→ Requirements
Without including any images, repeat the data exactly.

* start Available data *

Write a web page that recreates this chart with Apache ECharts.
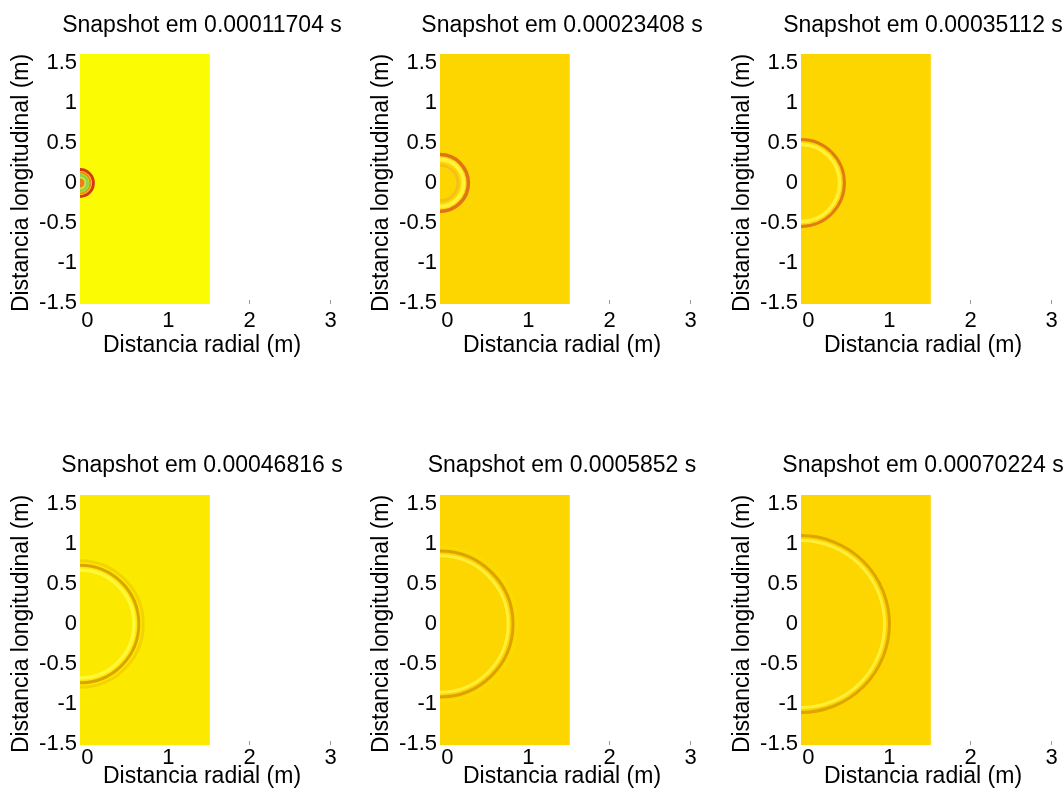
<!DOCTYPE html>
<html>
<head>
<meta charset="utf-8">
<script src="https://cdn.jsdelivr.net/npm/echarts@6/dist/echarts.min.js"></script>
<style>
  html, body { margin: 0; background: #fff; }
  #chart { width: 1064px; height: 799px; }
</style>
</head>
<body>
<div id="chart"></div>
<script>
// snapshot times (s)
const snapshotTimes = ['0.00011704', '0.00023408', '0.00035112', '0.00046816', '0.0005852', '0.00070224']
const radialTicks = [0, 1, 2, 3]
const longTicks = [-1.5, -1, -0.5, 0, 0.5, 1, 1.5]
// extent of the computed field (m)
const fieldR = [-0.09, 1.51]
const fieldZ = [-1.51, 1.61]
// source position (m)
const sourceR = -0.09
const sourceZ = 0
// wavefront radii (m) per snapshot
const ringRadii = [
  [0.165, 0.128, 0.095, 0.062, 0.03],
  [0.35, 0.29, 0.22],
  [0.535, 0.475],
  [0.78, 0.725, 0.665],
  [0.95, 0.9, 0.84],
  [1.09, 1.03]
]

// styles
const fieldColors = ['#fbfb04', '#fdd600', '#fdd600', '#fbe900', '#fdd600', '#fdd600']
const ringColors = [
  ['#d43a12', '#ee8a1c', '#8ed24a', '#c8e03c', '#f07a1e'],
  ['#e0721a', '#fff23a', '#f3c01c'],
  ['#e07c14', '#fff03a'],
  ['#f4d400', '#dca400', '#fff73a'],
  ['#f9dd00', '#dea200', '#ffee3a'],
  ['#dea400', '#ffee3a']
]
const ringWidths = [
  [3, 2, 3, 2, 4],
  [3.5, 4, 3],
  [3, 3.5],
  [3, 3, 3.5],
  [2, 3, 3],
  [3, 3]
]
const font = 'Liberation Sans, Arial, Helvetica, sans-serif'
const colLeft = [80, 440, 801]
const rowTop = [54, 495]
const gridW = 258
const gridH = 250

const chart = echarts.init(document.getElementById('chart'))

function renderField(params, api) {
  const p0 = api.coord([api.value(0), api.value(3)])
  const p1 = api.coord([api.value(1), api.value(2)])
  return {
    type: 'rect',
    shape: { x: p0[0], y: p0[1], width: p1[0] - p0[0], height: p1[1] - p0[1] },
    style: { fill: api.visual('color') }
  }
}

function makeRingRenderer(k) {
  return function (params, api) {
    const c = api.coord([sourceR, sourceZ])
    const r = api.size([api.value(0), 0])[0]
    return {
      type: 'arc',
      shape: { cx: c[0], cy: c[1], r: r, startAngle: -Math.PI / 2, endAngle: Math.PI / 2 },
      style: { stroke: api.visual('color'), lineWidth: ringWidths[k][params.dataIndex], fill: null }
    }
  }
}

const grids = []
const xAxes = []
const yAxes = []
const series = []
const graphics = []

snapshotTimes.forEach((t, k) => {
  const row = Math.floor(k / 3)
  const col = k % 3
  const left = colLeft[col]
  const top = rowTop[row]
  grids.push({ left: left, top: top, width: gridW, height: gridH })
  xAxes.push({
    gridIndex: k,
    type: 'value',
    min: -0.09,
    max: 3.09,
    axisLine: { show: false, onZero: false },
    splitLine: { show: false },
    axisTick: {
      show: true,
      inside: true,
      length: 4,
      customValues: radialTicks,
      lineStyle: { color: '#999' }
    },
    axisLabel: {
      customValues: radialTicks,
      fontFamily: font,
      fontSize: 22,
      color: '#000',
      margin: row === 0 ? 6 : 2
    }
  })
  yAxes.push({
    gridIndex: k,
    type: 'value',
    min: -1.51,
    max: 1.61,
    axisLine: { show: false, onZero: false },
    splitLine: { show: false },
    axisTick: { show: false },
    axisLabel: {
      customValues: longTicks,
      fontFamily: font,
      fontSize: 22,
      color: '#000',
      margin: 3
    }
  })
  series.push({
    type: 'custom',
    xAxisIndex: k,
    yAxisIndex: k,
    renderItem: renderField,
    itemStyle: { color: fieldColors[k] },
    data: [[fieldR[0], fieldR[1], fieldZ[0], fieldZ[1]]],
    z: 2,
    silent: true
  })
  series.push({
    type: 'custom',
    xAxisIndex: k,
    yAxisIndex: k,
    renderItem: makeRingRenderer(k),
    data: ringRadii[k].map((r, i) => ({ value: [r, 0], itemStyle: { color: ringColors[k][i] } })),
    z: 3,
    silent: true
  })

  const cx = left + 122
  const textStyle = { fontFamily: font, fontSize: 23, fill: '#000' }
  graphics.push({
    type: 'text',
    x: cx,
    y: row === 0 ? 26 : 466,
    style: Object.assign({ text: 'Snapshot em ' + t + ' s', align: 'center', verticalAlign: 'middle' }, textStyle)
  })
  graphics.push({
    type: 'text',
    x: cx,
    y: row === 0 ? 346 : 777,
    style: Object.assign({ text: 'Distancia radial (m)', align: 'center', verticalAlign: 'middle' }, textStyle)
  })
  graphics.push({
    type: 'text',
    x: left - 58,
    y: row === 0 ? 183 : 624,
    rotation: Math.PI / 2,
    style: Object.assign({ text: 'Distancia longitudinal (m)', align: 'center', verticalAlign: 'middle' }, textStyle)
  })
})

chart.setOption({
  backgroundColor: '#fff',
  animation: false,
  grid: grids,
  xAxis: xAxes,
  yAxis: yAxes,
  series: series,
  graphic: graphics
})
</script>
</body>
</html>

* end Available data *

→ Finished task
Write a web page that recreates this chart with Apache ECharts.
<!DOCTYPE html>
<html>
<head>
<meta charset="utf-8">
<script src="https://cdn.jsdelivr.net/npm/echarts@6/dist/echarts.min.js"></script>
<style>
  html, body { margin: 0; background: #fff; }
  #chart { width: 1064px; height: 799px; }
</style>
</head>
<body>
<div id="chart"></div>
<script>
// snapshot times (s)
const snapshotTimes = ['0.00011704', '0.00023408', '0.00035112', '0.00046816', '0.0005852', '0.00070224']
const radialTicks = [0, 1, 2, 3]
const longTicks = [-1.5, -1, -0.5, 0, 0.5, 1, 1.5]
// extent of the computed field (m)
const fieldR = [-0.09, 1.51]
const fieldZ = [-1.51, 1.61]
// source position (m)
const sourceR = -0.09
const sourceZ = 0
// wavefront radii (m) per snapshot
const ringRadii = [
  [0.165, 0.128, 0.095, 0.062, 0.03],
  [0.35, 0.29, 0.22],
  [0.535, 0.475],
  [0.78, 0.725, 0.665],
  [0.95, 0.9, 0.84],
  [1.09, 1.03]
]

// styles
const fieldColors = ['#fbfb04', '#fdd600', '#fdd600', '#fbe900', '#fdd600', '#fdd600']
const ringColors = [
  ['#d43a12', '#ee8a1c', '#8ed24a', '#c8e03c', '#f07a1e'],
  ['#e0721a', '#fff23a', '#f3c01c'],
  ['#e07c14', '#fff03a'],
  ['#f4d400', '#dca400', '#fff73a'],
  ['#f9dd00', '#dea200', '#ffee3a'],
  ['#dea400', '#ffee3a']
]
const ringWidths = [
  [3, 2, 3, 2, 4],
  [3.5, 4, 3],
  [3, 3.5],
  [3, 3, 3.5],
  [2, 3, 3],
  [3, 3]
]
const font = 'Liberation Sans, Arial, Helvetica, sans-serif'
const colLeft = [80, 440, 801]
const rowTop = [54, 495]
const gridW = 258
const gridH = 250

const chart = echarts.init(document.getElementById('chart'))

function renderField(params, api) {
  const p0 = api.coord([api.value(0), api.value(3)])
  const p1 = api.coord([api.value(1), api.value(2)])
  return {
    type: 'rect',
    shape: { x: p0[0], y: p0[1], width: p1[0] - p0[0], height: p1[1] - p0[1] },
    style: { fill: api.visual('color') }
  }
}

function makeRingRenderer(k) {
  return function (params, api) {
    const c = api.coord([sourceR, sourceZ])
    const r = api.size([api.value(0), 0])[0]
    return {
      type: 'arc',
      shape: { cx: c[0], cy: c[1], r: r, startAngle: -Math.PI / 2, endAngle: Math.PI / 2 },
      style: { stroke: api.visual('color'), lineWidth: ringWidths[k][params.dataIndex], fill: null }
    }
  }
}

const grids = []
const xAxes = []
const yAxes = []
const series = []
const graphics = []

snapshotTimes.forEach((t, k) => {
  const row = Math.floor(k / 3)
  const col = k % 3
  const left = colLeft[col]
  const top = rowTop[row]
  grids.push({ left: left, top: top, width: gridW, height: gridH })
  xAxes.push({
    gridIndex: k,
    type: 'value',
    min: -0.09,
    max: 3.09,
    axisLine: { show: false, onZero: false },
    splitLine: { show: false },
    axisTick: {
      show: true,
      inside: true,
      length: 4,
      customValues: radialTicks,
      lineStyle: { color: '#999' }
    },
    axisLabel: {
      customValues: radialTicks,
      fontFamily: font,
      fontSize: 22,
      color: '#000',
      margin: row === 0 ? 6 : 2
    }
  })
  yAxes.push({
    gridIndex: k,
    type: 'value',
    min: -1.51,
    max: 1.61,
    axisLine: { show: false, onZero: false },
    splitLine: { show: false },
    axisTick: { show: false },
    axisLabel: {
      customValues: longTicks,
      fontFamily: font,
      fontSize: 22,
      color: '#000',
      margin: 3
    }
  })
  series.push({
    type: 'custom',
    xAxisIndex: k,
    yAxisIndex: k,
    renderItem: renderField,
    itemStyle: { color: fieldColors[k] },
    data: [[fieldR[0], fieldR[1], fieldZ[0], fieldZ[1]]],
    z: 2,
    silent: true
  })
  series.push({
    type: 'custom',
    xAxisIndex: k,
    yAxisIndex: k,
    renderItem: makeRingRenderer(k),
    data: ringRadii[k].map((r, i) => ({ value: [r, 0], itemStyle: { color: ringColors[k][i] } })),
    z: 3,
    silent: true
  })

  const cx = left + 122
  const textStyle = { fontFamily: font, fontSize: 23, fill: '#000' }
  graphics.push({
    type: 'text',
    x: cx,
    y: row === 0 ? 26 : 466,
    style: Object.assign({ text: 'Snapshot em ' + t + ' s', align: 'center', verticalAlign: 'middle' }, textStyle)
  })
  graphics.push({
    type: 'text',
    x: cx,
    y: row === 0 ? 346 : 777,
    style: Object.assign({ text: 'Distancia radial (m)', align: 'center', verticalAlign: 'middle' }, textStyle)
  })
  graphics.push({
    type: 'text',
    x: left - 58,
    y: row === 0 ? 183 : 624,
    rotation: Math.PI / 2,
    style: Object.assign({ text: 'Distancia longitudinal (m)', align: 'center', verticalAlign: 'middle' }, textStyle)
  })
})

chart.setOption({
  backgroundColor: '#fff',
  animation: false,
  grid: grids,
  xAxis: xAxes,
  yAxis: yAxes,
  series: series,
  graphic: graphics
})
</script>
</body>
</html>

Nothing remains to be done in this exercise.